If you have a generic collection, you know it's generic. It does remove a class of errors when you start adding types, but it also adds problems in making changes as a tradeoff. Now I have to make a PR that is the change I want AND I have to modify the type, which comes with explaining/understanding that there isn't a reason to use 2 different types or what the consequences would be to create a second generic collection from the first and modify THAT instead (eg lists with different types, how big are they?).

Never was a big problem using generic collections over the last 30 years and plenty of languages are fine without the training wheels of defining every data structure as a type, so I'm not sure what this ranting is all about.
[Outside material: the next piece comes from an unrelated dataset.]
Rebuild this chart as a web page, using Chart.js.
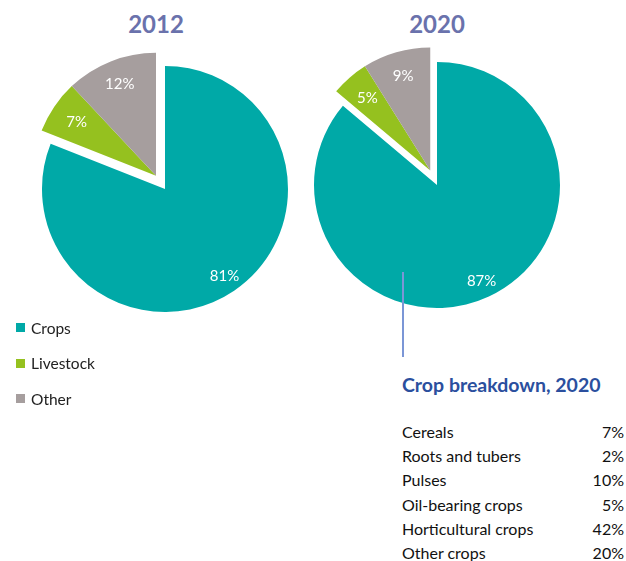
<!DOCTYPE html>
<html>
<head>
<meta charset="utf-8">
<script src="https://cdn.jsdelivr.net/npm/chart.js@4.4.1/dist/chart.umd.min.js"></script>
<style>
  body { margin: 0; background: #fff; font-family: Lato, "Open Sans", sans-serif; }
  #page { position: relative; width: 626px; height: 561px; overflow: hidden; }
  .pie { position: absolute; }
  .year { position: absolute; width: 120px; text-align: center; font-weight: bold;
          font-size: 24px; line-height: 24px; color: #6A72AC; }
  #legend { position: absolute; left: 16px; top: 318px; }
  #legend div { display: flex; align-items: center; height: 19px; margin-bottom: 16.5px;
                font-size: 15.5px; color: #222; }
  #legend span { display: inline-block; width: 9px; height: 9px; margin-right: 6px; }
  #leader { position: absolute; left: 402px; top: 272px; width: 2px; height: 85px; background: #7B96D6; }
  #cropTitle { position: absolute; left: 402px; top: 375px; font-size: 19.5px; line-height: 19px;
               font-weight: bold; color: #2B4F9E; }
  #cropTable { position: absolute; left: 402px; top: 420px; width: 222px; border-collapse: collapse;
               font-size: 16px; color: #111; }
  #cropTable td { padding: 0; height: 24.2px; line-height: 24.2px; }
  #cropTable td.v { text-align: right; }
</style>
</head>
<body>
<div id="page">
  <div class="year" style="left:96px; top:12px;">2012</div>
  <div class="year" style="left:377px; top:12px;">2020</div>
  <canvas id="pie2012" class="pie" width="300" height="300" style="left:15px; top:39px;"></canvas>
  <canvas id="pie2020" class="pie" width="300" height="300" style="left:287px; top:35px;"></canvas>
  <div id="legend"></div>
  <div id="leader"></div>
  <div id="cropTitle">Crop breakdown, 2020</div>
  <table id="cropTable"></table>
</div>
<script>
// data
const categories = ["Crops", "Livestock", "Other"];
const share2012 = [81, 7, 12];
const share2020 = [87, 5, 9];
const cropTypes = ["Cereals", "Roots and tubers", "Pulses", "Oil-bearing crops", "Horticultural crops", "Other crops"];
const cropShares = [7, 2, 10, 5, 42, 20];

const colors = ["#00A9A7", "#95C11F", "#A69E9E"];

// pull livestock + other out together, along the middle of the pair
const explodePlugin = {
  id: "explode",
  afterDatasetUpdate(chart, args, opts) {
    const arcs = args.meta.data.filter((a, i) => opts.slices[i]);
    if (!arcs.length) return;
    const start = Math.min(...arcs.map(a => a.startAngle));
    const end = Math.max(...arcs.map(a => a.endAngle));
    const mid = (start + end) / 2;
    arcs.forEach(a => {
      a.x += Math.cos(mid) * opts.distance;
      a.y += Math.sin(mid) * opts.distance;
    });
  }
};

// percent labels inside slices
const labelPlugin = {
  id: "sliceLabels",
  afterDatasetsDraw(chart, args, opts) {
    const ctx = chart.ctx;
    const meta = chart.getDatasetMeta(0);
    const values = chart.data.datasets[0].data;
    ctx.save();
    ctx.font = "15px Lato";
    ctx.fillStyle = "#fff";
    ctx.textAlign = "center";
    ctx.textBaseline = "middle";
    meta.data.forEach((arc, i) => {
      const mid = (arc.startAngle + arc.endAngle) / 2;
      const r = arc.outerRadius * opts.ratio[i];
      ctx.fillText(values[i] + "%", arc.x + Math.cos(mid) * r, arc.y + Math.sin(mid) * r);
    });
    ctx.restore();
  }
};

function makePie(id, values) {
  const ctx = document.getElementById(id).getContext("2d");
  return new Chart(ctx, {
    type: "pie",
    data: {
      labels: categories,
      datasets: [{ data: values, backgroundColor: colors, borderWidth: 0 }]
    },
    options: {
      responsive: false,
      animation: false,
      events: [],
      layout: { padding: 27 },
      plugins: {
        legend: { display: false },
        tooltip: { enabled: false },
        explode: { slices: [false, true, true], distance: 16 },
        sliceLabels: { ratio: [0.86, 0.78, 0.8] }
      }
    },
    plugins: [explodePlugin, labelPlugin]
  });
}

makePie("pie2012", share2012);
makePie("pie2020", share2020);

// legend
const legend = document.getElementById("legend");
categories.forEach((c, i) => {
  const row = document.createElement("div");
  row.innerHTML = '<span style="background:' + colors[i] + '"></span>' + c;
  legend.appendChild(row);
});

// crop breakdown table
const table = document.getElementById("cropTable");
cropTypes.forEach((t, i) => {
  const tr = document.createElement("tr");
  tr.innerHTML = "<td>" + t + '</td><td class="v">' + cropShares[i] + "%</td>";
  table.appendChild(tr);
});
</script>
</body>
</html>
I'm not sure if I'm misunderstanding your point or you're understanding mine, so I'll just carefully say that the PHP array is really a dictionary + array combination type, and I was referring specifically to its use as a dictionary (since that's what TFA is about). If you're returning a list of things that are all the same type I agree that an array, or an array of a certain type if generics are available is totally fine and serviceable.

but if you're passing in/out some monstrosity which has a structure that you can only really find out by reading the code, often from top to bottom if different parts of the dictionary are referenced in different parts of the code, you are really setting yourself up for trouble down the line.

> if you're passing in/out some monstrosity which has a structure that you can only really find out by reading the code

This is conflating multiple issues. Using generic collections (dictionaries, if you like) and then trying to work out what's in them. Modern stacks include a debugger, so figuring out what's in them is trivial in a given code path, if you have a test environment.

Figuring out how to use them (or how to not abuse them) when you have an immature development environment, is the issue at hand.

The author of the blog implies that they will necessarily be problematic. That's incorrect on it's face, but let's get into a codebase where we have no frame of reference, documentation, a limited dev environment, and/or the tests are missing/ignore the ramifications of the dictionary containing a variety. The question then becomes one of ascribing blame in these conversations:

1. is it the fault of the original programmer in selecting a dictionary? - No

2. is it the natural outcome of using a dictionary? - No

3. is there a compelling reason to use a dictionary at all (over a typed list)? - Yes and I would say more than one.

That's all aside to the issue of "what do you do now?" Well you do research and work, same as any of these tangled codebases (which may not be tangled at all). You break it up, you write tests and then you reason about the choices made. None of this is particularly special in regards to dictionaries. It's a particular practice that is sometimes expedient or efficient and that seems to offend the author's sensibilities. It's zealotry.

Whenever you use the same string key in different parts of the code, you take one more step on the Legacy Code Road...

I still walk that road sometimes, but not for very long.

Who needs hashes when you've got variable variables? ~ me, 20 years ago, learning the hard way
I still don't know how I feel about the fact that in PHP $$var (a) works, and (b) does exactly what you'd expect.
Early days of PHP were total madness. GET vars initialized variables in the global namespace. Uninitialized variables treated as zero/empty string. People were rolling their own query sanitizers in the best case. Misconfigured servers often horked out script sources. Why not pour some gas on it with variable variables?
This level of introspection can be useful in some cases. Perhaps the flaw is just in giving it such simple, attractive syntax.
I think so. You can get at the __globals__ dict in python to similar effect, and I've rarely seen that abused.